Las Vegas — If you are an adult victim of sexual assault in Las Vegas, there is only one hospital where you can go to have a rape kit completed. Only two nurses in that hospital have specialized training to do the exam.
In a metropolitan area of two million people, in a state with consistently high rates of domestic violence, the limited number of resources for sexual assault survivors seeking to prosecute, although troubling, is not unique.
There are shortages of sexual assault nurse examiners throughout the United States, but such low numbers are more common in rural areas, where patients seeking rape kits may be redirected to hospitals hours away.
These examinations can take a long time, up to six hours, and are most effective when completed shortly after the assault. Before receiving an exam, victims are encouraged not to change their clothes. Not to shower. Not to use the restroom. So if a patient’s nearest medical facility does not have the staff or resources available to complete the highly personal exam, or to provide sensitive, timely care, that victim may, as a result, choose to forgo reporting their assailant.
The national issue of untested rape kits has gained attention in recent years because of initiatives like End the Backlog that have revealed the staggering numbers of untested kits sitting in law enforcement storage rooms. According to End the Backlog, there are approximately 8,000 that remain untested in Nevada.
But before those rape kits can even accumulate in police departments, they have to be administered and sealed, typically by nurses. Certified nurses receive training on how to properly collect and preserve forensic evidence. They are prepared to testify in court. Research shows that sexual assault nurse examiners finish examinations in shorter time periods than untrained staff. They offer more emotionally sensitive care.
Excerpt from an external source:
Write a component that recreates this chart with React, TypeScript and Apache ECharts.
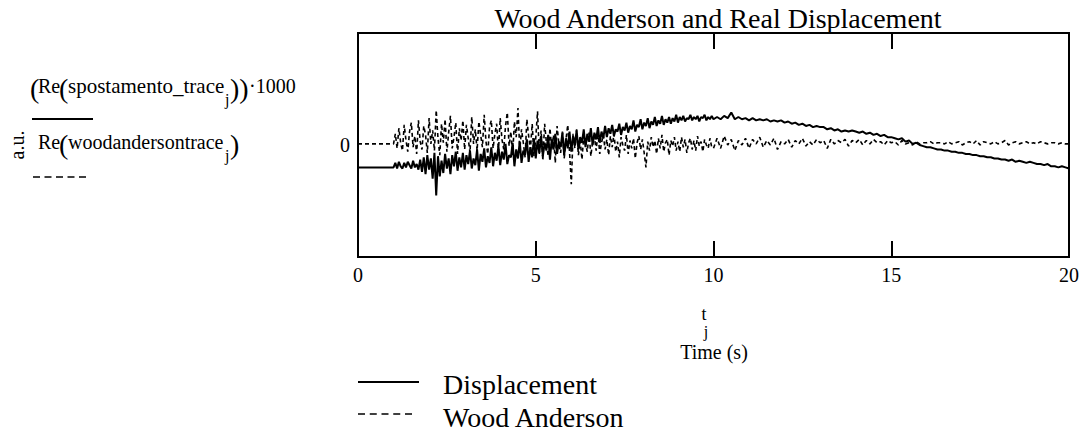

Few nurses receive the training, though, and not all hospitals staff them. For some hospitals, the number of patients that seek sexual assault exams are so rare, just a few cases a month, that the cost of training nurses, or paying them to be on-call, is not financially feasible.
Jun 30, '17
I think the backlog is not because of a lack of nurses, rather city and state govts not being willing to spend the money required to process the evidence. There is a complete breakdown of social service funding in city, state and federal govts. An unwillingness to spend the money necessary to maintain everything from public infrastructure such as bridges and roads to public education, child protection etc all to give tax cuts to the rich. The only thing govts are willing to spend money on are police, prisons and the military to fund wars. Ironic that there is money for prisons but not to process the rape kits, maybe it's just another example of mysogyny and sex discrimination since women are the majority of rape victims, they can't get any respect in this country. If it were a man's problem I think this wouldn't be the case! Just my opinion.